The BLS released data Thursday showing that real median full-time workers reached all-time high earnings last year: $347/week. This is cause for celebration, but realistically, it is only 3.5% higher than it was in the 1970s so it is pretty dismal in the big picture. The average American worker has gotten a raise that would not even be terribly exciting in a single year, much less spread out over 37 years!
Whereas median full-time wages rose 3.5% during this period, real mean GDP rose 78% which means that somebody’s income rose by more than 78%. Guess who that was? It was mostly people who earn above the median income, but also there was a tiny increase in the percent of the population that is working full time from about 35% to about 38%.
Median earnings of full-time workers is a useful statistic, and I see no reason to question the data showing an all-time high right now, but the big problem with this data is that most Americans don’t work at all for pay and it neglects to measure anything about them. When unemployment rises, median earnings tends to rise which seems perverse. This is because wages are sticky and low-wage workers are much more likely to get laid off than high-wage workers. For example, during 2008 the median full-time earnings spiked upwards to the previous all-time high mainly because unemployment spiked to one of its all-time highs. Today we are in a completely different situation because unemployment is low, so this time the high wage really does represent a labor market that is increasing average prosperity, but you do need to think about other measures like unemployment when interpreting this graph.

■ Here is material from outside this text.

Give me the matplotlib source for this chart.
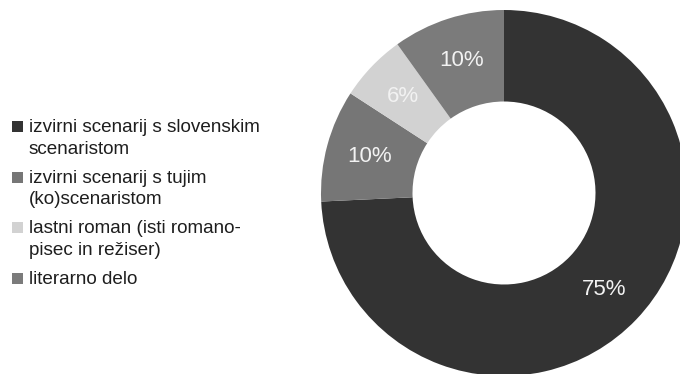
import numpy as np
import matplotlib.pyplot as plt
from matplotlib.patches import Rectangle

deleži = [75, 10, 6, 10]
oznake = ["75%", "10%", "6%", "10%"]
kategorije = [
    "izvirni scenarij s slovenskim\nscenaristom",
    "izvirni scenarij s tujim\n(ko)scenaristom",
    "lastni roman (isti romano-\npisec in režiser)",
    "literarno delo",
]
barve = ["#333333", "#767676", "#d2d2d2", "#7b7b7b"]

W, H = 680, 374
plt.rcParams['font.family'] = ['Liberation Sans', 'DejaVu Sans']
fig = plt.figure(figsize=(W / 100, H / 100), dpi=100)

# krog: središče (504, 193) px, polmer 183 px
cx, cy, r = 504, 193, 183
ax = fig.add_axes([(cx - r) / W, (H - cy - r) / H, 2 * r / W, 2 * r / H])
wedges, _ = ax.pie(deleži, colors=barve, startangle=90, counterclock=False,
                   wedgeprops=dict(width=0.5, linewidth=0))
for w in wedges:
    w.set_clip_on(False)

# napisi odstotkov na sredini obroča
vsota = sum(deleži)
kot = 90.0
for d, t in zip(deleži, oznake):
    sred = np.deg2rad(kot - d / vsota * 360 / 2)
    kot -= d / vsota * 360
    ax.text(0.76 * np.cos(sred), 0.76 * np.sin(sred), t, ha='center',
            va='center', fontsize=16, color='#f2f2f2')
ax.set_xlim(-1, 1)
ax.set_ylim(-1, 1)
ax.set_aspect('equal')
ax.axis('off')

# legenda na levi
baza = 132
korak_vrstice = 22
for txt, c in zip(kategorije, barve):
    fig.patches.append(Rectangle((12 / W, 1 - baza / H), 11 / W, 11 / H,
                                 transform=fig.transFigure, facecolor=c,
                                 edgecolor='none'))
    vrstice = txt.split("\n")
    for i, v in enumerate(vrstice):
        fig.text(29 / W, 1 - (baza + i * korak_vrstice) / H, v,
                 fontsize=13.6, color='#1e1e1e', va='baseline', ha='left')
    baza += len(vrstice) * korak_vrstice + 6.5

fig.savefig("out.png", dpi=100)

Whereas workers will celebrate this rise in our average income, our corporate leadership thinks that higher wages are a bad because they don’t like rising labor costs. Most of the Fed leadership has tended to agree that it is a bad thing because they are in social circles that are closer to corporate executives than to the median American. The Fed tends to complain that this is a sign of inflation and it raises the likelihood that they will raise interest rates at their next meeting. That would tend to push wages back down and decrease hiring. Since the 1970s, the Fed has tended to raise interest rates (which increase the safe return to capital) whenever the wages of labor start rising which keeps wages from rising. Perhaps this is one reason inequality has been rising. The income of capital has risen relative to the income of labor and capital is mostly owned by the wealthy.